Provided records -
****
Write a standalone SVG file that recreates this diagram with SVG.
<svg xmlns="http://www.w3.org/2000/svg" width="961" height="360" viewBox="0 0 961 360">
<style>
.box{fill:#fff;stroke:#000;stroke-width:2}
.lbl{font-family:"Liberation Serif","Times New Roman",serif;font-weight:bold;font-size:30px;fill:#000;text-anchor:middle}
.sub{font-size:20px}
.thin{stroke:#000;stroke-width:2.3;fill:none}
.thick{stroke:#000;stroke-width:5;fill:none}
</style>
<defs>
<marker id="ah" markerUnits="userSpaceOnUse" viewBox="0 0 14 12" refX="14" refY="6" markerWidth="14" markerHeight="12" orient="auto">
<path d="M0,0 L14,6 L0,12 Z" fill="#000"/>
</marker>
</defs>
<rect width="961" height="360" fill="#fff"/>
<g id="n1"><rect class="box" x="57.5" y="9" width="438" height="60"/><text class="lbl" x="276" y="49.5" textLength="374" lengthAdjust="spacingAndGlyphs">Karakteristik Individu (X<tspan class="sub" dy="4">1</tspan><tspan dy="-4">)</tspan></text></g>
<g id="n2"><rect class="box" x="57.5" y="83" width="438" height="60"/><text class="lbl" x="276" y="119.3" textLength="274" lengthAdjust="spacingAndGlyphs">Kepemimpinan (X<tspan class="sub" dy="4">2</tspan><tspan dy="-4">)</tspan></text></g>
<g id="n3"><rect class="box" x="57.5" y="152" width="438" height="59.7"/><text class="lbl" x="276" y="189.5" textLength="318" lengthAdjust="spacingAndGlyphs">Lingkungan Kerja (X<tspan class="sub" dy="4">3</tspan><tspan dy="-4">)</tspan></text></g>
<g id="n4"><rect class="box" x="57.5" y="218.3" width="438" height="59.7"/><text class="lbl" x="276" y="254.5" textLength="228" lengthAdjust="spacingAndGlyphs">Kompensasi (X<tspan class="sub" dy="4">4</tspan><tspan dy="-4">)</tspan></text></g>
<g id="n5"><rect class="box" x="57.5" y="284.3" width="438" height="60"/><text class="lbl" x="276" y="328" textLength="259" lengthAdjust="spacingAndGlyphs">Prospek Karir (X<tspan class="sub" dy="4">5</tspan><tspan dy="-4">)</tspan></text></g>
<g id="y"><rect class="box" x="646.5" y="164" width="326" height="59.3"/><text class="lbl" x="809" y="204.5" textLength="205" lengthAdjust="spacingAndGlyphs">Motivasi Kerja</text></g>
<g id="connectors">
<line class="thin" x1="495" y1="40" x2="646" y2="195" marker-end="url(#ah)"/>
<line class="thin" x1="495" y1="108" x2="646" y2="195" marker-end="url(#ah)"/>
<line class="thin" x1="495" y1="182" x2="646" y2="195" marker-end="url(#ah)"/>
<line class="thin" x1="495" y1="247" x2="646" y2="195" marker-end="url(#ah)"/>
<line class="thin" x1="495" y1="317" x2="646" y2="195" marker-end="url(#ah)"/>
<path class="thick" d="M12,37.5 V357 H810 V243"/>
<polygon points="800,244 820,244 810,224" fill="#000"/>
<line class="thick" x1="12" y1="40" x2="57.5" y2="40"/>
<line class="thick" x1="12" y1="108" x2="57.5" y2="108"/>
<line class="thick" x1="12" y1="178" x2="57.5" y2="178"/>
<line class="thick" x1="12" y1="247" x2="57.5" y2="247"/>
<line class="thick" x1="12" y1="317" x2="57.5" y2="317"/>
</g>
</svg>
****
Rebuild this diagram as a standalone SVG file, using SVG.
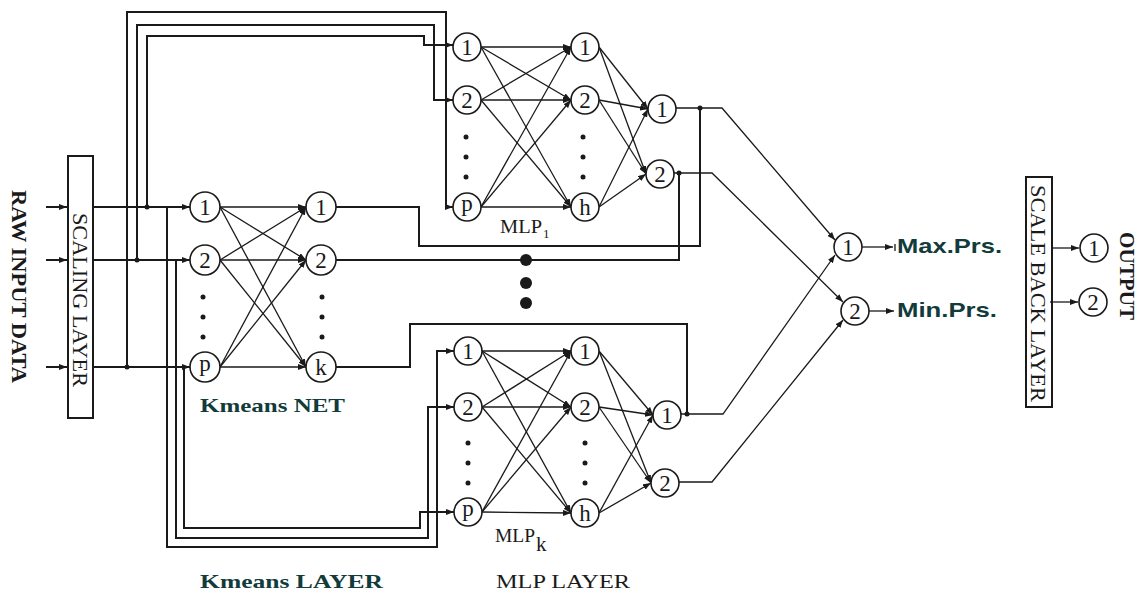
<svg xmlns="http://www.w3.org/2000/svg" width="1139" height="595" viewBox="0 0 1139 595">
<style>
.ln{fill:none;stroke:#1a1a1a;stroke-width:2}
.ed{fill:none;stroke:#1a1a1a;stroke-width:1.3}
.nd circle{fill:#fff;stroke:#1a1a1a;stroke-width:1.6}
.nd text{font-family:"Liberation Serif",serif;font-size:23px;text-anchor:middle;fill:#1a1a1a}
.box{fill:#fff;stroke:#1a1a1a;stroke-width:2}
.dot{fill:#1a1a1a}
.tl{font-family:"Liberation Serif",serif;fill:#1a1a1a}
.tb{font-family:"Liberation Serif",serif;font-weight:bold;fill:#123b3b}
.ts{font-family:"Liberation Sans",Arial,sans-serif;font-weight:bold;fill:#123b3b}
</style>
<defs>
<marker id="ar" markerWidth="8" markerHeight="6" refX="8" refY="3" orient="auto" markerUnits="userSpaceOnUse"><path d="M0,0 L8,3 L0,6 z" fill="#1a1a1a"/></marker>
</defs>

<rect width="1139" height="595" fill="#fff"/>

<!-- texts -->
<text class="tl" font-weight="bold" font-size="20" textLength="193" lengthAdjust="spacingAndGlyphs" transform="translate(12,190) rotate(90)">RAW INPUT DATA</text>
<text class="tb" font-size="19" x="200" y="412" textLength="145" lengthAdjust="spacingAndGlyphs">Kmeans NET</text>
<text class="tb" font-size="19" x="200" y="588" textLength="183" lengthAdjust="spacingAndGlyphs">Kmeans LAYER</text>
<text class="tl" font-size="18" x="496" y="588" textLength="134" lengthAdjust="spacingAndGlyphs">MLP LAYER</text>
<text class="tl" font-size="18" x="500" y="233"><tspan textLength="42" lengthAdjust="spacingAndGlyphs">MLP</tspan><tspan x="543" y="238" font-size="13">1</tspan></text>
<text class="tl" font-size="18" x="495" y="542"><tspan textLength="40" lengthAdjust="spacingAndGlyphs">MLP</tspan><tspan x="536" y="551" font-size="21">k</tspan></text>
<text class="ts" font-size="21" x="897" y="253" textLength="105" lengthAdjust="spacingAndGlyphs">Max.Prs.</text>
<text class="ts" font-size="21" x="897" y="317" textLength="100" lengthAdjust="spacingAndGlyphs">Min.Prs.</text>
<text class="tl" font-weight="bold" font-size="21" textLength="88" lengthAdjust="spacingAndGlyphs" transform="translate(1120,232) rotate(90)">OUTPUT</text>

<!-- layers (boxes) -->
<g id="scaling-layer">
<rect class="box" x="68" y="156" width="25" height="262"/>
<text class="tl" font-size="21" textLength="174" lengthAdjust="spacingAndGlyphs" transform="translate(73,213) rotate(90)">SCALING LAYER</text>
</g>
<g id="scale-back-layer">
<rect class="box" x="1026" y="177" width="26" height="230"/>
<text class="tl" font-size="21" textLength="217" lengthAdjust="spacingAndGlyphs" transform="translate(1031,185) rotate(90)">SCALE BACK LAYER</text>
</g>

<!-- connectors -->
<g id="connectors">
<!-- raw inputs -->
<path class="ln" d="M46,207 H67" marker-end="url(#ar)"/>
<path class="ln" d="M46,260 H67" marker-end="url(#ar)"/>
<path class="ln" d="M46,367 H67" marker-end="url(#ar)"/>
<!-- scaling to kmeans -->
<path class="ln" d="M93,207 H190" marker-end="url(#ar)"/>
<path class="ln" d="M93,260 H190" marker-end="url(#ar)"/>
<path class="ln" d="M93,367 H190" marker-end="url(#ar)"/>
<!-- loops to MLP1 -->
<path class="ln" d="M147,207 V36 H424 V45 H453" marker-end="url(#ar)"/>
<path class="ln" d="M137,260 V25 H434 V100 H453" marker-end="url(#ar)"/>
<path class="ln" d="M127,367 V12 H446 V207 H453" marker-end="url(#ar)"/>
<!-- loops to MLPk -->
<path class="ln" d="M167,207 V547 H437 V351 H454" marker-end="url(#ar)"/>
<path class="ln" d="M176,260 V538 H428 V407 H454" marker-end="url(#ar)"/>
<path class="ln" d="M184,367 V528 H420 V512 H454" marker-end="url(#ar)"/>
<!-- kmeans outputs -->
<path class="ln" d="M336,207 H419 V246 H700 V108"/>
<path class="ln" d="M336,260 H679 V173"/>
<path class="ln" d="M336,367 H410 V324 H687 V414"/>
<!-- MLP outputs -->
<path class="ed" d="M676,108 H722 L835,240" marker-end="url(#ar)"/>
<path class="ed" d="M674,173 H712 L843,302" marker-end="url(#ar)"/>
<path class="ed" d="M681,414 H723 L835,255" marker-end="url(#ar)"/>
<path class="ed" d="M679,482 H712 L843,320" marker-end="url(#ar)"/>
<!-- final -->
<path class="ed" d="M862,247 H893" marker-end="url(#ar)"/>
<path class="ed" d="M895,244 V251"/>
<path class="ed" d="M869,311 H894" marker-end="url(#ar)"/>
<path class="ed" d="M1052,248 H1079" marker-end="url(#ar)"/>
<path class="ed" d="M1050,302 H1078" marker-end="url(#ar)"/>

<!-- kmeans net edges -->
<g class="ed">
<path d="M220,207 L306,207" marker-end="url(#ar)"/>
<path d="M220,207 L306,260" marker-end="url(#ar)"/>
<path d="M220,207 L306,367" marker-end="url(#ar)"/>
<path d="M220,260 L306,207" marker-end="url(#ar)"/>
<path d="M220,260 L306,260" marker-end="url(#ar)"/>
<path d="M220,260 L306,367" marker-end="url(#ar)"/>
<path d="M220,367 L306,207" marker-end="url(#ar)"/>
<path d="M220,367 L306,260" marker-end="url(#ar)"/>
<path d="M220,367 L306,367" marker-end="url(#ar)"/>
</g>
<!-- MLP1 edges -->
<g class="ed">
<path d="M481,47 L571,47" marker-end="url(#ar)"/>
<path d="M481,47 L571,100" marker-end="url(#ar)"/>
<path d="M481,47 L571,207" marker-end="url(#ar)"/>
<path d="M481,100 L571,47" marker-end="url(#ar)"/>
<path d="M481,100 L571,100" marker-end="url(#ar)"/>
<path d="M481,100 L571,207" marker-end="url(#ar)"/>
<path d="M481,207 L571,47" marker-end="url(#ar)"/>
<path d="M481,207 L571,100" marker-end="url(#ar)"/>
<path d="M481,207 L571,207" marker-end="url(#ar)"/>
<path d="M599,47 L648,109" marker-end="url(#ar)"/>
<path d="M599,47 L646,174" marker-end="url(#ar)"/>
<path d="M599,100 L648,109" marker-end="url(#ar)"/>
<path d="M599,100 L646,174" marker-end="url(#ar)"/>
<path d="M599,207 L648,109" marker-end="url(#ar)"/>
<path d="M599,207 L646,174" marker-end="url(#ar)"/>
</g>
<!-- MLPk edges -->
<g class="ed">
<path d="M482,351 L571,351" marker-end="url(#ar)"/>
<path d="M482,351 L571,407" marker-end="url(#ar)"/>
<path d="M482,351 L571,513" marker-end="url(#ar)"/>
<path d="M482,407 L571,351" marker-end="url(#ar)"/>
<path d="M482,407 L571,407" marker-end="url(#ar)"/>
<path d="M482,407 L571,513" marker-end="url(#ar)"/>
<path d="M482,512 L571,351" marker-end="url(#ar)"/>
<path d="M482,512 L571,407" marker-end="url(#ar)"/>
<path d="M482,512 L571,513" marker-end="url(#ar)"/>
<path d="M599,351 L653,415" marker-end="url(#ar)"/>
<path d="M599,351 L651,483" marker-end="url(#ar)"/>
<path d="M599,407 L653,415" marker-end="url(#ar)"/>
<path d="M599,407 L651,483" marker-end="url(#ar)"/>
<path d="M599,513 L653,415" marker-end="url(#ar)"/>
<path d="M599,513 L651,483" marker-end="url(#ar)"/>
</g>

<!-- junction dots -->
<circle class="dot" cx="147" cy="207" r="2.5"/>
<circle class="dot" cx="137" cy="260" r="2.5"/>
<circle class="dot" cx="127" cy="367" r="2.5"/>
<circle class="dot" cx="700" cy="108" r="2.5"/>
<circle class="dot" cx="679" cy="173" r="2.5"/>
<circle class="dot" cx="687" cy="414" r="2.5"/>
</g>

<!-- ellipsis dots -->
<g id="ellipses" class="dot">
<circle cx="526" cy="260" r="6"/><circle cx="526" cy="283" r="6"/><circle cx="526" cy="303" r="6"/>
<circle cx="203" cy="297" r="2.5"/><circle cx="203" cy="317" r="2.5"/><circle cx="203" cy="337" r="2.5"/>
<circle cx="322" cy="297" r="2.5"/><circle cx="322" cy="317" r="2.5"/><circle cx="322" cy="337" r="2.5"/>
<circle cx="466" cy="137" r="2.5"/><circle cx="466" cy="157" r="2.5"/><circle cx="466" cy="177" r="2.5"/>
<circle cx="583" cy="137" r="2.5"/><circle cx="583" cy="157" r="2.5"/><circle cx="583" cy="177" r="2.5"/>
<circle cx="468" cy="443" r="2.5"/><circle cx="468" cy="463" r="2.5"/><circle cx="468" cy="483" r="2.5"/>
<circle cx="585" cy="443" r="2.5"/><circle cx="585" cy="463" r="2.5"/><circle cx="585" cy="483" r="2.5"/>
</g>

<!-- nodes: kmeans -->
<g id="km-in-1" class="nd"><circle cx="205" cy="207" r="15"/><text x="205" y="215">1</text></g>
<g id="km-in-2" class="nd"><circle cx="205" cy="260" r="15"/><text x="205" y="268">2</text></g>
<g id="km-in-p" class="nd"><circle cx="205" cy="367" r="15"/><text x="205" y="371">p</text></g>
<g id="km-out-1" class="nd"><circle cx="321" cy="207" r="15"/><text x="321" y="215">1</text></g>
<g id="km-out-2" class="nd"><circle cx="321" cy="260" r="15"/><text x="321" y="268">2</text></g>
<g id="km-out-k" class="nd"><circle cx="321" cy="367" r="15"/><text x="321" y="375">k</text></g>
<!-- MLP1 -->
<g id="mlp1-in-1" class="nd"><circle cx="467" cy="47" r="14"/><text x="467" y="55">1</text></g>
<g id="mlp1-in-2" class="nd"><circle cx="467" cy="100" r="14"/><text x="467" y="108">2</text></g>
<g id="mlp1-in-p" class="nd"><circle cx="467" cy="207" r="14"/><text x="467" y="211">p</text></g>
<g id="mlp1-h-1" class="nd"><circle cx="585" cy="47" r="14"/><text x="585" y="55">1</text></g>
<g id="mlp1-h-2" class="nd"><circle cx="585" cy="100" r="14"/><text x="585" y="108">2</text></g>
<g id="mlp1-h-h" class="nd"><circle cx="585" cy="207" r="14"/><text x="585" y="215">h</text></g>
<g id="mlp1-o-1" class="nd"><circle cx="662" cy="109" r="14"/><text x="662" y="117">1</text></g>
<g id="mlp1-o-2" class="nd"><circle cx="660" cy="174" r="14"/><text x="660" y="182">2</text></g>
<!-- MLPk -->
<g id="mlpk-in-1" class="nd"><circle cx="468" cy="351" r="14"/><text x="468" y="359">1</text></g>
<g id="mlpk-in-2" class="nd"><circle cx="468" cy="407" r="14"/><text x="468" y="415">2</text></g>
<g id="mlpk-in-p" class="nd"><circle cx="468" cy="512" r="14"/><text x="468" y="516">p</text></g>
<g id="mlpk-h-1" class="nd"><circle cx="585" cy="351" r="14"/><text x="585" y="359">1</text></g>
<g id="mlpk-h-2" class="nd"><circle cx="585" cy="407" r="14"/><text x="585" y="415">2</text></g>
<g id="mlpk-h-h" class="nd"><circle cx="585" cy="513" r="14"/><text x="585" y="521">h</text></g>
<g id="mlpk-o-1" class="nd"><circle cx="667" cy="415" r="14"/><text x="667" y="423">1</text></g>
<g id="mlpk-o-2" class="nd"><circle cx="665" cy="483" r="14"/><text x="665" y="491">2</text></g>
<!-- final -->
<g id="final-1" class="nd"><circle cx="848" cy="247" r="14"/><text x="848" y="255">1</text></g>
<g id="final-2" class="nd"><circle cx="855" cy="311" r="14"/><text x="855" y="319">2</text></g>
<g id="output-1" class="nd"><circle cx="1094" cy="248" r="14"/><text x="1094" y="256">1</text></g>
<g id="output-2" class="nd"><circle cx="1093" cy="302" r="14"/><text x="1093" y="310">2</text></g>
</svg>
****
Instructions to follow - Lines containing the word "this" must all be returned from the material above.

Reply -
Write a standalone SVG file that recreates this diagram with SVG.
Rebuild this diagram as a standalone SVG file, using SVG.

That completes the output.